I like instant ocean, or Oceanic. Mixing is easy, make sure you use RO water, use a 1/2 cup per gallon and mix with a power head. You can mix it in buckets, new garbage cans, ect. I let it circulate for 6+ hours, which works for me. Some mix for 24-48 hours. Depends on needs. If this is for water change purposes, use a heater while mixing your water to maintain the same temp as your tank.
you could get 20 different answers on the type of salt, but to mix i put my freshly made up ro-di water into a large container and pour in the salt, i physically stir it in and then drop a powerhead in to help it dissolve the salt, i then check the sg and when approx correct i drop in a heater as well, i check it the next day when the water and salt has totally mixed together and the temperature is correct and if necassary adjust the salinity by either adding a touch more salt or if too high a little more water, i then leave it be, normally i make up my water on a thursday evening and replace sunday mornings
thanks for the headup micheal, really appreciated. anyway what's ro-di water? is it a special type of water? and when you check the sg, what's the sg? i'm sorry if i ask too much, i just barely get into saltwater, sorry.
Michael touched on an important point, that being to add salt to water, not the opposite. by doing this you ensure that the salt will dissolve as completely as possible rather than becoming locally supersaturated and precipitating out important elements.
you'll get many different answers when it comes to salt selection but i like reef crystals. the important thing is to measure important levels, like calcium, magnesium, and alkalinity. these can vary even from batch to batch of the same salt, so measure each batch you make and determine what if anything you want to add to get your levels where you want them. there's a reference that can be found in the sticky at the top of this forum, which everybody should read in my opinion, that will tell you what parameters to aim for.

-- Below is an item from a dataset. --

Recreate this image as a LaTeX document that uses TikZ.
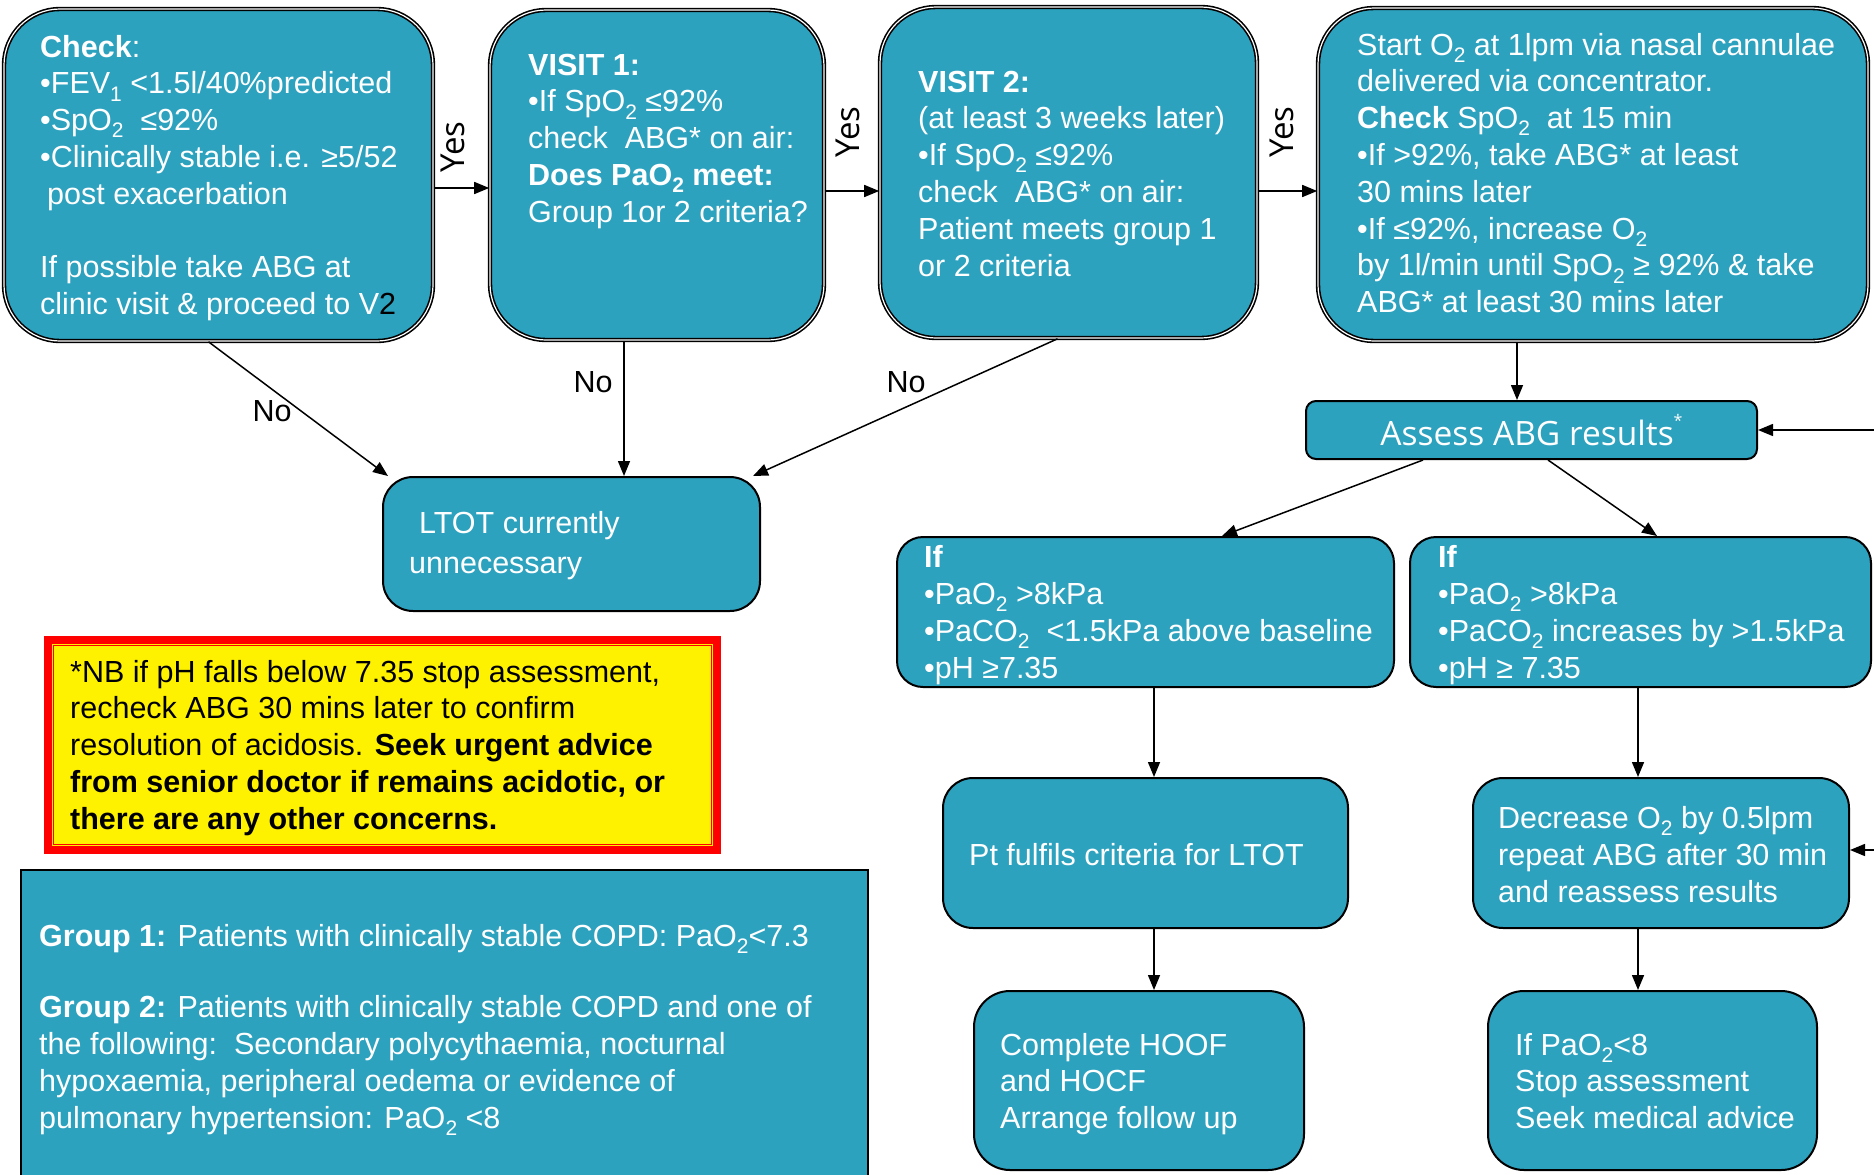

ro di water is water that has been pumped through a Reverse Osmosis DeIonization filter. this is a filter wherein water passes through a prefilter, a carbon block, a membrane with microscopic holes, and finally deionizing resin. the idea is to purify water to as close to pure h2o as possible, which the more popular and better constructed units do very well.
sg is an abbreviation for specific gravity, a way in which we measure the amount of dissolved salt in our water. pure water has a specific gravity of 1.000, whereas the water we make for our tanks has a specific gravity of 1.026, or VERY close to it.
again like types of salts you will get a few different answers about test kits, heres what i suggest for you at present
get a refractomer to test the sg and salinity
get a decent thermometer or 2 to keep an eye on temperature
i recommend you use salifert kits for ammonia, nitrite, nitrate and ph, this is all you need at present until your tank cycles and you start to consider params for adding stock, when your ready to do that things change a little as the type of kits required, the type of test and what to keep an eye on then get a little more involved, however in 4-6 weeks time or less if your lucky you will have learnt a lot here and will find it easy to start adding stock, by then things will seem a lot less complecated, anymore questions just ask, theres plenty of guys on here who will definately do that for you
well, mikes on both side of the pond seem to agree a lot.
i'm using api tests currently, but i'm figuring on switching out the phosphate test for a salifert kit, along with picking up a magnesium kit from them. (i've not got one currently, but i need it.)
api is a good inexpensive test that is popular and pretty accurate for most things, but i've read of problems with them reading low end phosphate and i'm not even sure they make a magnesium test. you'll hear people swear by this kit or that one, but as you read around you'll get to know which ones are generally accepted as accurate.
i'll again back up what mike told you and say that in the beginning the 'extra' test kits aren't really going to come into play. the basic parameters you'll be concerned with are ammonia, nitrite, and nitrate. these are the levels by which you'll be able to monitor your initial nitrogen cycle. once that's complete, i.e. ammonia and nitrite equaling zero, and nitrate being reduced by your first waterchanges, you'll be ready to add your first livestock. GO. SLOW.
you're creating a living ecosystem here from scratch, and it takes TIME. patience is probably the best thing to learn first off. take the time that you'd otherwise be pulling your hair out and itching to get your hands in the tank and add all kinds of fish and coral and what not to READ A LOT. think about what fish will be able to live out their entire lives in the size tank you have and which ones they can or can't live with. think about what kind of corals you're interested in, and read everything you can get your eyes on about their care requirements, allelopathy, aggressiveness, etc. keep asking questions, and most of all be patient. there's a lot for everyone to learn with this deal, and many folks will be able to share their experience and help you, and me, along the way.